Kingsoft Cloud Raises $510 Million in Upsized IPO Amid Luckin

Kingsoft Cloud is reportedly the third biggest cloud services provider in China by revenue.

Bloomberg

May 8, 2020

2 Min Read
A view outside Nasdaq in Times Square during the Coronavirus pandemic on March 31, 2020 in New York City.
A view outside Nasdaq in Times Square during the Coronavirus pandemic on March 31, 2020 in New York City.Noam Galai/Getty Images

Crystal Tse and Julia Fioretti (Bloomberg) -- Kingsoft Cloud Holdings Ltd. raised $510 million after pricing its upsized U.S. initial public offering, the first U.S. listing of a Chinese company since the fallout from the accounting scandal at Luckin Coffee Inc.
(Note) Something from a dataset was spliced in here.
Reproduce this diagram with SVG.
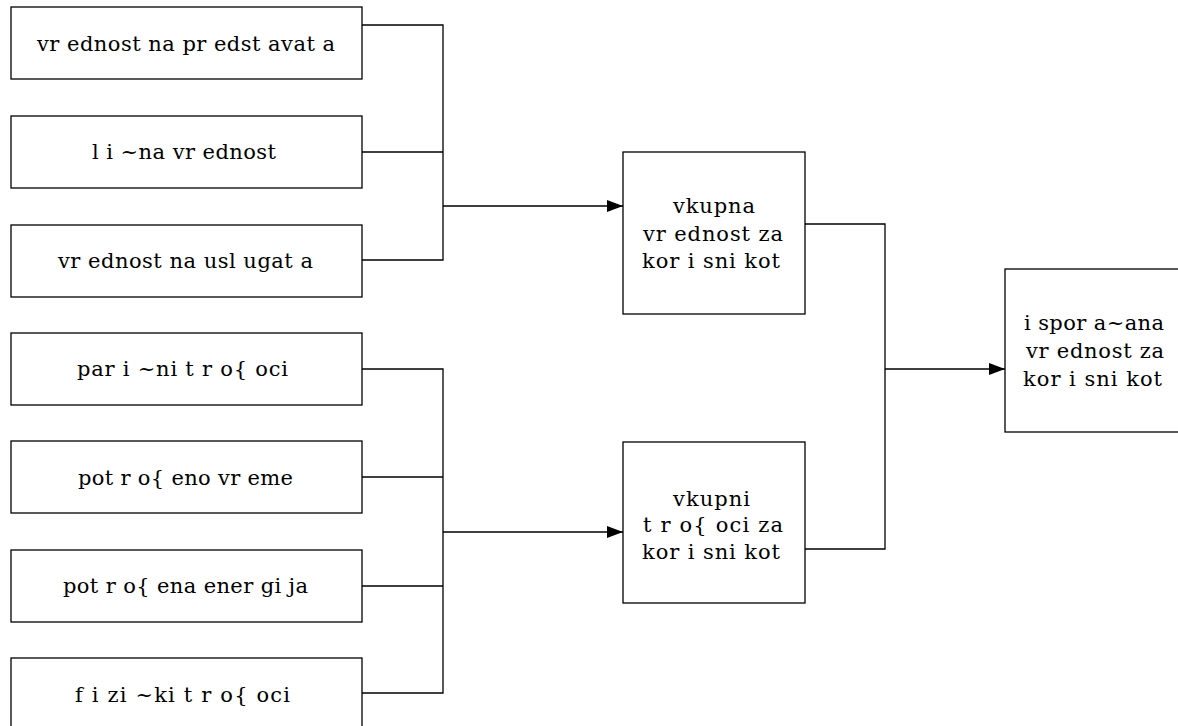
<svg xmlns="http://www.w3.org/2000/svg" width="1178" height="726" viewBox="0 0 1178 726">
  <defs>
    <style>
      .box { fill: #ffffff; stroke: #000000; stroke-width: 1.3; }
      .lbl { font-family: "DejaVu Serif", "Liberation Serif", serif; font-size: 21px; fill: #000000; }
      .wire { fill: none; stroke: #000000; stroke-width: 1.3; }
    </style>
    <marker id="arrow" viewBox="0 0 16 12" refX="16" refY="6" markerWidth="16" markerHeight="12" markerUnits="userSpaceOnUse" orient="auto">
      <path d="M0,0 L16,6 L0,12 Z" fill="#000000"/>
    </marker>
  </defs>
  <rect width="1178" height="726" fill="#ffffff"/>

  <!-- value inputs -->
  <g id="n-predstava">
    <rect class="box" x="11" y="7" width="351" height="72"/>
    <text class="lbl" x="37" y="51" textLength="298" lengthAdjust="spacing">vr ednost  na pr edst avat a</text>
  </g>
  <g id="n-licna">
    <rect class="box" x="11" y="116" width="351" height="72"/>
    <text class="lbl" x="92" y="159" textLength="184" lengthAdjust="spacing">l i ~na vr ednost</text>
  </g>
  <g id="n-usluga">
    <rect class="box" x="11" y="225" width="351" height="72"/>
    <text class="lbl" x="58" y="268" textLength="255" lengthAdjust="spacing">vr ednost  na usl ugat a</text>
  </g>

  <!-- cost inputs -->
  <g id="n-paricni">
    <rect class="box" x="11" y="333" width="351" height="72"/>
    <text class="lbl" x="77" y="376" textLength="211" lengthAdjust="spacing">par i ~ni  t r o{ oci</text>
  </g>
  <g id="n-vreme">
    <rect class="box" x="11" y="441" width="351" height="72"/>
    <text class="lbl" x="78" y="485" textLength="215" lengthAdjust="spacing">pot r o{ eno vr eme</text>
  </g>
  <g id="n-energija">
    <rect class="box" x="11" y="550" width="351" height="72"/>
    <text class="lbl" x="63" y="593" textLength="245" lengthAdjust="spacing">pot r o{ ena ener gi ja</text>
  </g>
  <g id="n-fizicki">
    <rect class="box" x="11" y="658" width="351" height="80"/>
    <text class="lbl" x="75" y="702" textLength="215" lengthAdjust="spacing">f i zi ~ki  t r o{ oci</text>
  </g>

  <!-- aggregates -->
  <g id="n-vkupna-vrednost">
    <rect class="box" x="623" y="152" width="182" height="162"/>
    <text class="lbl" x="673" y="213" textLength="82" lengthAdjust="spacing">vkupna</text>
    <text class="lbl" x="643" y="241" textLength="140" lengthAdjust="spacing">vr ednost  za</text>
    <text class="lbl" x="642" y="268" textLength="138" lengthAdjust="spacing">kor i sni kot</text>
  </g>
  <g id="n-vkupni-troshoci">
    <rect class="box" x="623" y="442" width="182" height="161"/>
    <text class="lbl" x="673" y="506" textLength="77" lengthAdjust="spacing">vkupni</text>
    <text class="lbl" x="643" y="532" textLength="140" lengthAdjust="spacing">t r o{ oci  za</text>
    <text class="lbl" x="642" y="559" textLength="138" lengthAdjust="spacing">kor i sni kot</text>
  </g>

  <!-- result -->
  <g id="n-isporacana">
    <rect class="box" x="1005" y="269" width="190" height="163"/>
    <text class="lbl" x="1024" y="330" textLength="140" lengthAdjust="spacing">i spor a~ana</text>
    <text class="lbl" x="1026" y="358" textLength="138" lengthAdjust="spacing">vr ednost  za</text>
    <text class="lbl" x="1023" y="386" textLength="139" lengthAdjust="spacing">kor i sni kot</text>
  </g>

  <!-- connectors -->
  <g id="connectors">
    <path class="wire" d="M362,25 H443 V260 H362 M362,152 H443"/>
    <path class="wire" d="M443,206 H623" marker-end="url(#arrow)"/>
    <path class="wire" d="M362,369 H443 V693 H362 M362,477 H443 M362,586 H443"/>
    <path class="wire" d="M443,532 H623" marker-end="url(#arrow)"/>
    <path class="wire" d="M805,224 H885 V549 H805"/>
    <path class="wire" d="M885,369 H1005" marker-end="url(#arrow)"/>
  </g>
</svg>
The affiliate of Hong Kong-listed Kingsoft Corp. sold 30 million American depositary shares at $17 each, Kingsoft said in a stock exchange filing on Friday. The Beijing-based cloud computing service company initially marketed 25 million shares at $16 to $18 each, according to a filing with the U.S. Securities and Exchange Commission.

Kingsoft Cloud’s U.S. share sale is the biggest by a Chinese company this year, according to data compiled by Bloomberg. It’s a tricky time for Chinese companies listing in the U.S. after the poster child of Chinese startups, Luckin, was accused of accounting fraud. Luckin’s shares had fallen 74% from its IPO price last year when trading of its stock was suspended in April.
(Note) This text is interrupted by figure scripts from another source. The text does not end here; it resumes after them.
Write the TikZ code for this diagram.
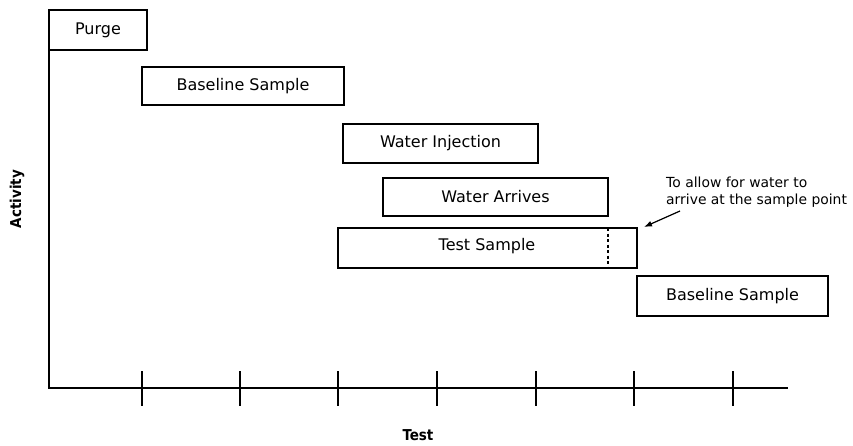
\documentclass[tikz,border=0pt]{standalone}
\usepackage{fontspec}
\usetikzlibrary{arrows.meta}
\setmainfont{DejaVu Sans}
\newfontfamily\condb{DejaVu Sans Condensed}
\begin{document}
\begin{tikzpicture}[x=1pt,y=-1pt,
  bar/.style={draw,line width=1.3pt,inner sep=0pt,font=\fontsize{16}{18}\selectfont},
  axis/.style={line width=1.7pt},
  tick/.style={line width=1.1pt},
  lbl/.style={font=\condb\bfseries\fontsize{15}{17}\selectfont}]
\useasboundingbox (0,0) rectangle (853,445);
\node[bar,minimum width=98pt,minimum height=40pt] (purge) at (98,30) {Purge};
\node[bar,minimum width=202pt,minimum height=38pt] (base1) at (243,86) {Baseline Sample};
\node[bar,minimum width=195pt,minimum height=39pt] (inj) at (440.5,143.5) {Water Injection};
\node[bar,minimum width=225pt,minimum height=38pt] (arr) at (495.5,197) {Water Arrives};
\node[bar,minimum width=299pt,minimum height=40pt] (test) at (487.5,248) {};
\node[font=\fontsize{16}{18}\selectfont] (testlbl) at (487,246) {Test Sample};
\node[bar,minimum width=191pt,minimum height=40pt] (base2) at (732.5,296) {Baseline Sample};
\coordinate (dtop) at (608,228);
\coordinate (dbot) at (608,268);
\draw[line width=1.3pt,dash pattern=on 3pt off 2.5pt] (dtop) -- (dbot);
% axes
\coordinate (top) at (49,10);
\coordinate (origin) at (49,388);
\coordinate (xend) at (788,388);
\draw[axis] (top) -- (origin) -- (xend);
\foreach \x/\n in {142/t1,240/t2,338/t3,437/t4,536/t5,634/t6,733/t7}{
  \coordinate (\n a) at (\x,371);
  \coordinate (\n b) at (\x,406);
  \draw[tick] (\n a) -- (\n b);
}
\node[lbl,rotate=90] (activity) at (17,199) {Activity};
\node[lbl] (testx) at (418,435) {Test};
\node[align=left,anchor=west,font=\fontsize{13.9}{17}\selectfont,inner sep=0pt] (note) at (666,192) {To allow for water to\\arrive at the sample point};
\coordinate (ntail) at (680,211);
\coordinate (nhead) at (644,227);
\draw[line width=1.2pt,-{Latex[length=8pt,width=6pt]}] (ntail) -- (nhead);
\end{tikzpicture}
\end{document}
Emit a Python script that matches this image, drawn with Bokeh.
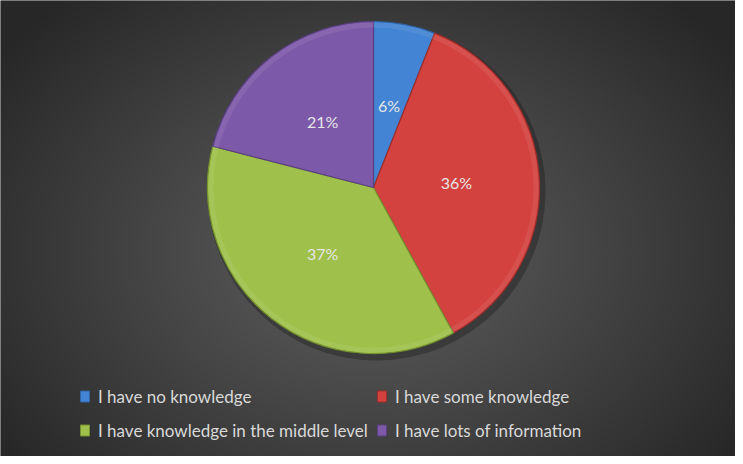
import numpy as np
from bokeh.plotting import figure
from bokeh.models import Range1d, ColumnDataSource
from bokeh.core.properties import value
from bokeh.embed import file_html
from bokeh.resources import INLINE

# ---- data ----
categories = ["I have no knowledge", "I have some knowledge",
              "I have knowledge in the middle level", "I have lots of information"]
values = [6, 36, 37, 21]
pct_labels = ["6%", "36%", "37%", "21%"]
colors = ["#4384d4", "#d3423f", "#9fc04a", "#7d5aa9"]
edge_colors = ["#2f62a3", "#9c2d2b", "#74902f", "#5a3f80"]

W, H = 735, 456
p = figure(width=W, height=H, output_backend="svg", toolbar_location=None,
           x_range=Range1d(0, W), y_range=Range1d(0, H), min_border=0)
p.axis.visible = False
p.grid.visible = False
p.outline_line_color = None
p.background_fill_color = "#3a3a3a"
p.border_fill_color = "#3a3a3a"

# radial gradient background
yy, xx = np.mgrid[0:H, 0:W]
cxg, cyg = W * 0.5, H * 0.45
d = np.sqrt(((xx - cxg) / (W * 0.62)) ** 2 + ((yy - cyg) / (H * 0.75)) ** 2)
d = np.clip(d, 0, 1) ** 1.1
c0, c1 = 0x5e, 0x27
g = (c0 + (c1 - c0) * d).astype(np.uint32)
img = (255 << 24) | (g << 16) | (g << 8) | g
p.image_rgba(image=[img.view(np.uint32)], x=0, y=0, dw=W, dh=H)

# pie
cx, cy, R = 373, 269, 166
fr = np.array(values, dtype=float) / sum(values)
ends = np.cumsum(fr)
starts = ends - fr
start_ang = np.pi / 2 - starts * 2 * np.pi
end_ang = np.pi / 2 - ends * 2 * np.pi
mid = (starts + ends) / 2 * 2 * np.pi

src = ColumnDataSource(dict(start=start_ang, end=end_ang, color=colors, edge=edge_colors,
                            lx=cx + 0.5 * R * np.sin(mid), ly=cy + 0.5 * R * np.cos(mid),
                            label=pct_labels))

# shadow
p.circle(x=[cx + 3], y=[cy - 4], radius=R + 3, radius_units="screen",
         fill_color="black", fill_alpha=0.25, line_color=None)
p.wedge(x=cx, y=cy, radius=R, radius_units="screen", start_angle="start", end_angle="end",
        direction="clock", fill_color="color", line_color="edge", line_width=1.2, source=src)
# bevel highlight near rim
p.annular_wedge(x=cx, y=cy, inner_radius=R - 6, outer_radius=R - 1,
                inner_radius_units="screen", outer_radius_units="screen",
                start_angle="start", end_angle="end", direction="clock",
                fill_color="white", fill_alpha=0.08, line_color=None, source=src)
p.text(x="lx", y="ly", text="label", source=src, text_font=value("Lato"),
       text_font_size="16px", text_color="#e6e6e6", text_align="center",
       text_baseline="middle")

# legend (manual, 2x2 grid)
mx = [84.5, 381.5, 84.5, 381.5]
my = [60, 60, 26, 26]
lsrc = ColumnDataSource(dict(mx=mx, my=my, tx=[m + 13 for m in mx], label=categories,
                             color=colors, edge=edge_colors))
p.rect(x="mx", y="my", width=9, height=11, width_units="screen", height_units="screen",
       fill_color="color", line_color="edge", line_width=1, source=lsrc)
p.text(x="tx", y="my", text="label", source=lsrc, text_font=value("Lato"),
       text_font_size="17px", text_color="#d9d9d9", text_align="left",
       text_baseline="middle")

open("out.html", "w").write(file_html(p, INLINE))
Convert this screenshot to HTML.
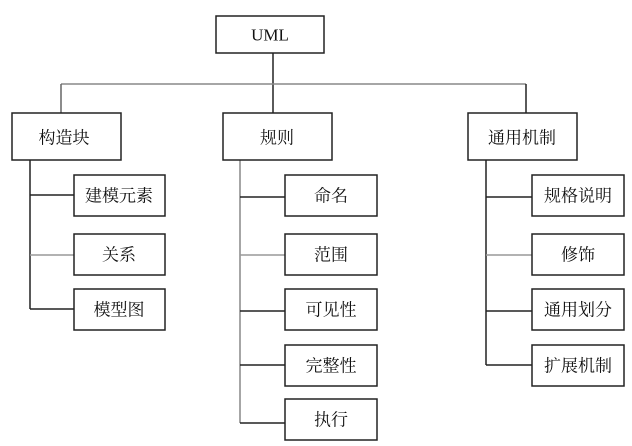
<!DOCTYPE html>
<html><head><meta charset="utf-8"><style>
html,body{margin:0;padding:0;background:#fff;}
svg{display:block}
text{font-family:"Liberation Serif","Noto Serif CJK SC","Noto Sans CJK SC",serif;font-size:17px;fill:#111;text-anchor:middle;dominant-baseline:central}
</style></head><body>
<svg width="632" height="446" viewBox="0 0 632 446" xmlns="http://www.w3.org/2000/svg">
<g stroke="#222" stroke-width="1.5" fill="none">
<line x1="273" y1="53" x2="273" y2="113"/>
<line x1="61" y1="84" x2="526" y2="84" stroke="#888"/>
<line x1="61" y1="84" x2="61" y2="113" stroke="#666"/>
<line x1="526" y1="84" x2="526" y2="113"/>
<line x1="30" y1="160" x2="30" y2="309"/>
<line x1="30" y1="195" x2="74" y2="195"/>
<line x1="30" y1="255" x2="74" y2="255" stroke="#999"/>
<line x1="30" y1="309" x2="74" y2="309"/>
<line x1="240" y1="160" x2="240" y2="423" stroke="#888"/>
<line x1="240" y1="197" x2="285" y2="197"/>
<line x1="240" y1="255" x2="285" y2="255" stroke="#999"/>
<line x1="240" y1="311" x2="285" y2="311"/>
<line x1="240" y1="365" x2="285" y2="365"/>
<line x1="240" y1="423" x2="285" y2="423"/>
<line x1="486" y1="160" x2="486" y2="365"/>
<line x1="486" y1="197" x2="532" y2="197"/>
<line x1="486" y1="255" x2="532" y2="255" stroke="#999"/>
<line x1="486" y1="311" x2="532" y2="311"/>
<line x1="486" y1="365" x2="532" y2="365"/>
<rect x="216" y="16" width="108" height="37"/>
<rect x="12" y="113" width="109" height="47"/>
<rect x="223" y="113" width="109" height="47"/>
<rect x="468" y="113" width="109" height="47"/>
<rect x="74" y="175" width="91" height="41"/>
<rect x="74" y="234" width="91" height="41"/>
<rect x="74" y="289" width="91" height="41"/>
<rect x="285" y="175" width="92" height="41"/>
<rect x="285" y="234" width="92" height="41"/>
<rect x="285" y="289" width="92" height="41"/>
<rect x="285" y="345" width="92" height="41"/>
<rect x="285" y="399" width="92" height="41"/>
<rect x="532" y="175" width="92" height="41"/>
<rect x="532" y="234" width="92" height="41"/>
<rect x="532" y="289" width="92" height="41"/>
<rect x="532" y="345" width="92" height="41"/>
</g>
<text x="270" y="35">UML</text>
<text x="64" y="138">构造块</text>
<text x="277" y="138">规则</text>
<text x="522" y="138">通用机制</text>
<text x="119" y="196">建模元素</text>
<text x="119" y="255">关系</text>
<text x="119" y="310">模型图</text>
<text x="331" y="196">命名</text>
<text x="331" y="255">范围</text>
<text x="331" y="310">可见性</text>
<text x="331" y="366">完整性</text>
<text x="331" y="420">执行</text>
<text x="578" y="196">规格说明</text>
<text x="578" y="255">修饰</text>
<text x="578" y="310">通用划分</text>
<text x="578" y="366">扩展机制</text>
</svg>
</body></html>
It also comes at a tense moment for the U.S.-China relationship as President Donald Trump and Chinese state media exchange heated criticisms regarding the origin of coronavirus responsible for the pandemic that has killed more than 269,000 and brought much of the world’s economy to a standstill.
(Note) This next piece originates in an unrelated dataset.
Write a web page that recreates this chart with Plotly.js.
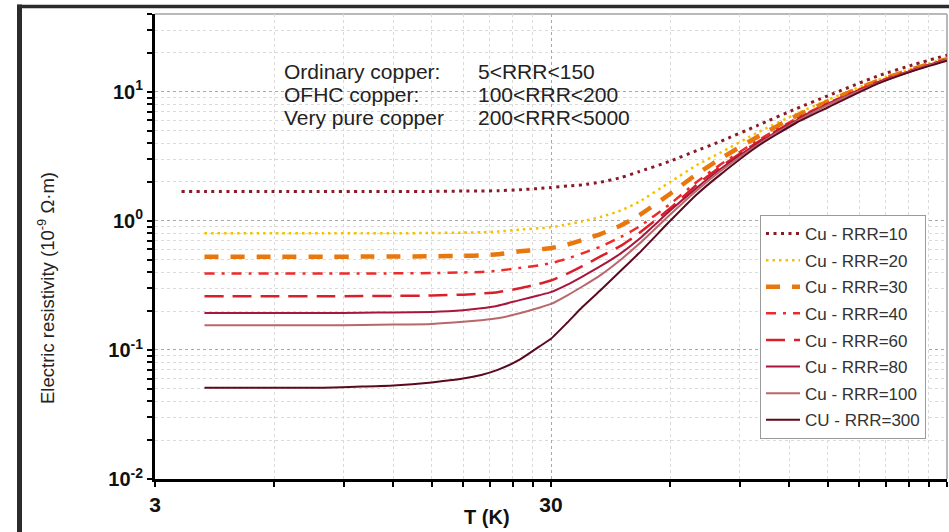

Related:Three Data Center REITs Report Solid Q1, Minimal Pandemic Impact

Kingsoft Cloud is the third biggest cloud services provider in China by revenue with a market share of 5.4%, according to a filing. Last year, it lost $160 million on revenue of $568 million. Its chairman, Lei Jun, was a co-founder of smartphone-maker Xiaomi Corp., which will own about a 14% stake in the company after the offering, according to the filing.

The company told prospective investors that it planned to price the share sale in the upper half of the marketed range as the deal draws significant interest, Bloomberg News reported on Thursday.

The offering is being led by JPMorgan Chase & Co., UBS Group AG, Credit Suisse Group AG and China International Capital Corp. The company’s shares are expected to trade on the Nasdaq Global Select market under the symbol KC.